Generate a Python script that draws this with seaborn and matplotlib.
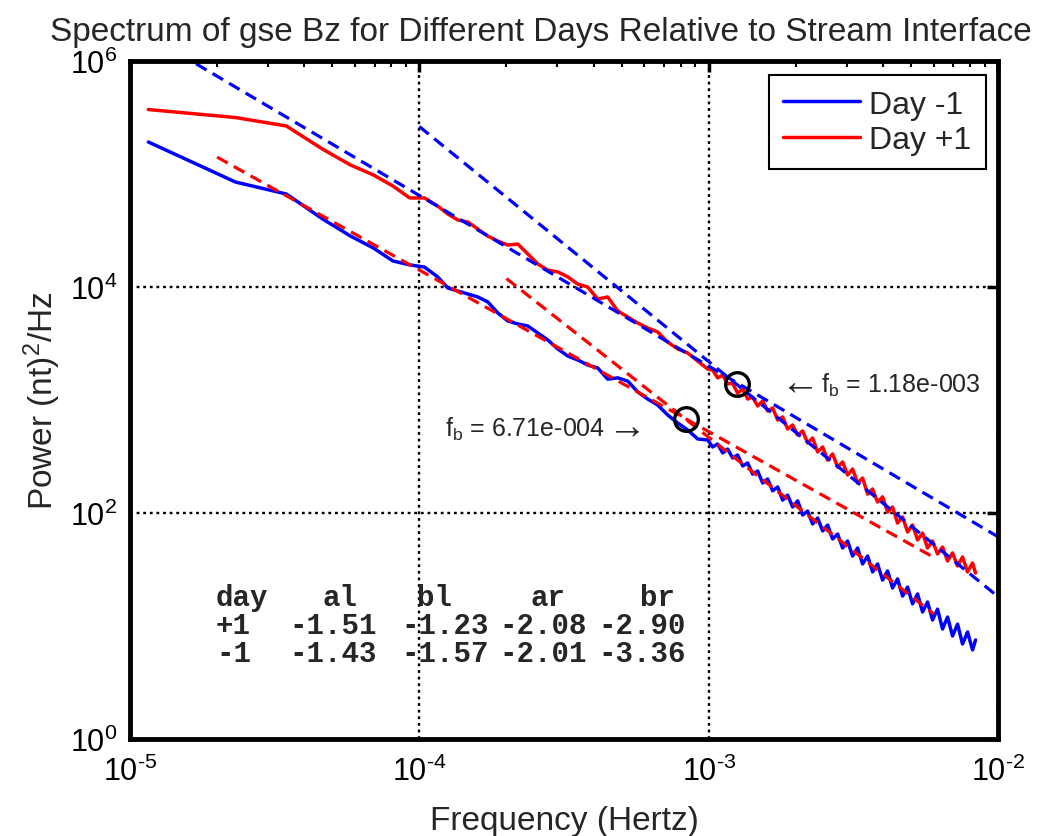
import numpy as np
import pandas as pd
import matplotlib
matplotlib.use("Agg")
import matplotlib.pyplot as plt
import seaborn as sns
from matplotlib.ticker import FixedLocator, FuncFormatter, NullLocator, LogLocator
from matplotlib.lines import Line2D

# ---------------- data ----------------
freq_hz = [
    1.157e-5, 2.315e-5, 3.472e-5, 4.630e-5, 5.787e-5, 6.944e-5, 8.102e-5, 9.259e-5, 1.042e-4, 1.157e-4,
    1.254e-4, 1.358e-4, 1.471e-4, 1.593e-4, 1.725e-4, 1.868e-4, 2.022e-4, 2.189e-4, 2.371e-4, 2.567e-4,
    2.779e-4, 3.010e-4, 3.258e-4, 3.528e-4, 3.820e-4, 4.136e-4, 4.478e-4, 4.849e-4, 5.250e-4, 5.684e-4,
    6.155e-4, 6.664e-4, 7.216e-4, 7.813e-4, 8.461e-4, 9.162e-4, 9.920e-4,
    1.032e-3, 1.074e-3, 1.118e-3, 1.163e-3, 1.210e-3, 1.259e-3, 1.311e-3, 1.364e-3, 1.419e-3, 1.477e-3,
    1.537e-3, 1.599e-3, 1.664e-3, 1.732e-3, 1.802e-3, 1.875e-3, 1.951e-3, 2.030e-3, 2.113e-3, 2.198e-3,
    2.287e-3, 2.380e-3, 2.477e-3, 2.577e-3, 2.682e-3, 2.790e-3, 2.904e-3, 3.021e-3, 3.144e-3, 3.271e-3,
    3.404e-3, 3.542e-3, 3.686e-3, 3.835e-3, 3.991e-3, 4.153e-3, 4.321e-3, 4.496e-3, 4.679e-3, 4.869e-3,
    5.066e-3, 5.272e-3, 5.486e-3, 5.708e-3, 5.940e-3, 6.181e-3, 6.432e-3, 6.693e-3, 6.964e-3, 7.247e-3,
    7.541e-3, 7.847e-3, 8.166e-3, 8.363e-3,
]

power_day_plus1 = [
    3.72e5, 3.16e5, 2.66e5, 1.66e5, 1.20e5, 9.80e4, 7.83e4, 6.14e4, 6.14e4, 5.21e4,
    4.43e4, 3.92e4, 3.76e4, 3.26e4, 2.82e4, 2.55e4, 2.35e4, 2.40e4, 1.96e4, 1.60e4,
    1.41e4, 1.36e4, 1.23e4, 1.06e4, 1.00e4, 7.83e3, 8.16e3, 6.14e3, 5.43e3, 4.80e3,
    4.34e3, 4.00e3, 3.26e3, 2.83e3, 2.61e3, 2.21e3, 1.88e3,
    1.84e3, 1.57e3, 1.66e3, 1.39e3, 1.41e3, 1.15e3, 1.25e3, 1.02e3, 1.06e3, 885,
    980, 800, 849, 665, 708, 554, 601, 490, 532, 416,
    461, 347, 384, 294, 333, 255, 283, 217, 245, 184,
    204, 147, 163, 125, 139, 102, 113, 81.5, 92.2, 67.9,
    78.3, 57.7, 66.5, 49.0, 56.5, 43.4, 50.0, 37.6, 44.3, 34.0,
    40.8, 30.1, 36.1, 29.4,
]

power_day_minus1 = [
    1.92e5, 8.49e4, 6.65e4, 4.00e4, 2.82e4, 2.21e4, 1.70e4, 1.57e4, 1.50e4, 1.23e4,
    9.80e3, 9.22e3, 8.67e3, 8.16e3, 7.37e3, 5.89e3, 5.00e3, 4.71e3, 4.52e3, 3.92e3,
    3.40e3, 2.83e3, 2.45e3, 2.26e3, 2.04e3, 1.92e3, 1.53e3, 1.57e3, 1.47e3, 1.18e3,
    1.02e3, 903, 737, 626, 543, 452, 443,
    384, 408, 340, 368, 307, 326, 261, 277, 221, 235,
    184, 200, 157, 170, 130, 144, 113, 128, 96.0, 104,
    80.0, 90.3, 69.3, 78.3, 58.9, 65.2, 49.0, 56.5, 41.6, 49.0,
    35.4, 41.6, 30.1, 35.4, 25.5, 30.7, 21.7, 26.1, 18.4, 22.1,
    15.7, 19.2, 13.3, 16.3, 11.3, 14.1, 9.41, 12.0, 8.16, 10.4,
    6.93, 8.85, 6.14, 7.52,
]

series_labels = ["Day -1", "Day +1"]

# power-law fits: log10(P) = a*log10(f) + b
fit_day = ["+1", "-1"]
fit_al = [-1.51, -1.43]
fit_bl = [-1.23, -1.57]
fit_ar = [-2.08, -2.01]
fit_br = [-2.90, -3.36]
fit_left_range = [(1e-5, 1e-2), (2e-5, 6e-3)]
fit_right_range = [(1e-4, 1e-2), (2e-4, 6e-3)]

break_freq = [1.25e-3, 8.33e-4]
break_power = [1.39e3, 6.79e2]
break_labels = ["1.18e-003", "6.71e-004"]

x_ticks = [1e-5, 1e-4, 1e-3, 1e-2]
y_ticks = [1e0, 1e2, 1e4, 1e6]

# ---------------- style ----------------
sns.set_style("white")
plt.rcParams['font.family'] = ['Liberation Sans', 'DejaVu Sans']
plt.rcParams['mathtext.fontset'] = 'custom'
plt.rcParams['mathtext.rm'] = 'Liberation Sans'
plt.rcParams['mathtext.it'] = 'Liberation Sans:italic'
plt.rcParams['mathtext.default'] = 'regular'

BLUE = '#0000ff'
RED = '#ff0000'
fit_colors = [BLUE, RED]

W, H = 1046, 837
fig = plt.figure(figsize=(W / 100, H / 100), dpi=100)
ax = fig.add_axes([130 / W, (H - 740) / H, 868 / W, 678 / H])

n = len(freq_hz)
df = pd.DataFrame({
    'freq': freq_hz + freq_hz,
    'power': power_day_minus1 + power_day_plus1,
    'day': [series_labels[0]] * n + [series_labels[1]] * n,
})
sns.lineplot(data=df, x='freq', y='power', hue='day', hue_order=series_labels,
             palette={series_labels[0]: BLUE, series_labels[1]: RED},
             estimator=None, sort=False, linewidth=2.5, legend=False, ax=ax, zorder=3)

ax.set_xscale('log')
ax.set_yscale('log')
ax.set_xlim(1e-5, 1e-2)
ax.set_ylim(1e0, 1e6)

# fitted dashed lines
for i in range(2):
    for rng, a, b in ((fit_left_range[i], fit_al[i], fit_bl[i]),
                      (fit_right_range[i], fit_ar[i], fit_br[i])):
        fx = np.array(rng)
        fy = 10 ** b * fx ** a
        ax.plot(fx, fy, color=fit_colors[i], lw=2.3, linestyle=(0, (3.8, 2.2)), zorder=4)

# break-frequency circles
ax.plot(break_freq, break_power, 'o', mfc='none', mec='k', ms=17, mew=2.4, zorder=5)

def axfrac(px, py):
    return (px - 130) / 868, (740 - py) / 678

ann = dict(transform=ax.transAxes, fontsize=18, ha='left', va='baseline', zorder=6)
arr = dict(transform=ax.transAxes, fontsize=28, ha='left', va='center', zorder=6,
           math_fontfamily='dejavusans')
ax.text(*axfrac(773, 383), r"$\leftarrow$", **arr)
ax.text(*axfrac(821, 393), r"f$_{b}$ = " + break_labels[0], **ann)
ax.text(*axfrac(445, 437), r"f$_{b}$ = " + break_labels[1], **ann)
ax.text(*axfrac(600, 427), r"$\rightarrow$", **arr)

# table of fit parameters
mono = dict(family=['Liberation Mono', 'DejaVu Sans Mono'], fontweight='bold', fontsize=21,
            transform=ax.transAxes, ha='left', va='baseline', zorder=6)
head_x = [216, 322, 417, 531, 640]
val_x = [216, 289, 401, 499, 598]
row_y = [606, 634, 662]
for hx, h in zip(head_x, ["day", "al", "bl", "ar", "br"]):
    ax.text(*axfrac(hx, row_y[0]), h, **mono)
for r in range(2):
    vals = [fit_day[r], "%.2f" % fit_al[r], "%.2f" % fit_bl[r], "%.2f" % fit_ar[r], "%.2f" % fit_br[r]]
    for vx, v in zip(val_x, vals):
        ax.text(*axfrac(vx, row_y[r + 1]), v, **mono)


def pow10_label(v, pos):
    e = int(round(np.log10(v)))
    s = str(e).replace('-', '\u2010')
    return "10$^{%s}$" % s


# axes styling
ax.xaxis.set_major_locator(FixedLocator(x_ticks))
ax.xaxis.set_major_formatter(FuncFormatter(pow10_label))
ax.xaxis.set_minor_locator(LogLocator(base=10, subs=np.arange(2, 10), numticks=20))
ax.yaxis.set_major_locator(FixedLocator(y_ticks))
ax.yaxis.set_major_formatter(FuncFormatter(pow10_label))
ax.yaxis.set_minor_locator(NullLocator())

ax.tick_params(which='major', direction='in', length=8, width=2.5, top=True, right=True,
               labelsize=22, colors='k')
ax.tick_params(axis='x', which='major', pad=12)
ax.tick_params(axis='y', which='major', pad=9)
ax.tick_params(which='minor', direction='in', length=4, width=1.5, top=True, right=True, colors='k')
ax.grid(True, which='major', color='k', linestyle=(0, (1.2, 1.6)), lw=1.7)
for s in ax.spines.values():
    s.set_linewidth(3.5)
    s.set_color('k')
    s.set_zorder(7)

ax.set_xlabel('Frequency (Hertz)', fontsize=24)
ax.xaxis.set_label_coords(0.5, (740 - 806) / 678)
ax.set_ylabel('Power (nt)$^{2}$/Hz', fontsize=24)
ax.yaxis.set_label_coords((63 - 130) / 868, 0.5)

fig.text(541 / W, 1 - 41 / H, 'Spectrum of gse Bz for Different Days Relative to Stream Interface',
         ha='center', va='baseline', fontsize=24)

handles = [Line2D([], [], color=BLUE, lw=2.5), Line2D([], [], color=RED, lw=2.5)]
leg = ax.legend(handles, series_labels, loc='upper right', bbox_to_anchor=(0.986, 0.979),
                fontsize=23, frameon=True, fancybox=False, edgecolor='k', framealpha=1,
                borderaxespad=0, handlelength=2.4, handletextpad=0.3, labelspacing=0.17,
                borderpad=0.45)
leg.get_frame().set_linewidth(1.5)
leg.set_zorder(8)

fig.savefig('out.png', dpi=100)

- **Exercise**: From the first line above through the line containing "from matplotlib.lines import Line2D", copy everything exactly, without the pictures.

- **Correct answer**:
Generate a Python script that draws this with seaborn and matplotlib.
import numpy as np
import pandas as pd
import matplotlib
matplotlib.use("Agg")
import matplotlib.pyplot as plt
import seaborn as sns
from matplotlib.ticker import FixedLocator, FuncFormatter, NullLocator, LogLocator
from matplotlib.lines import Line2D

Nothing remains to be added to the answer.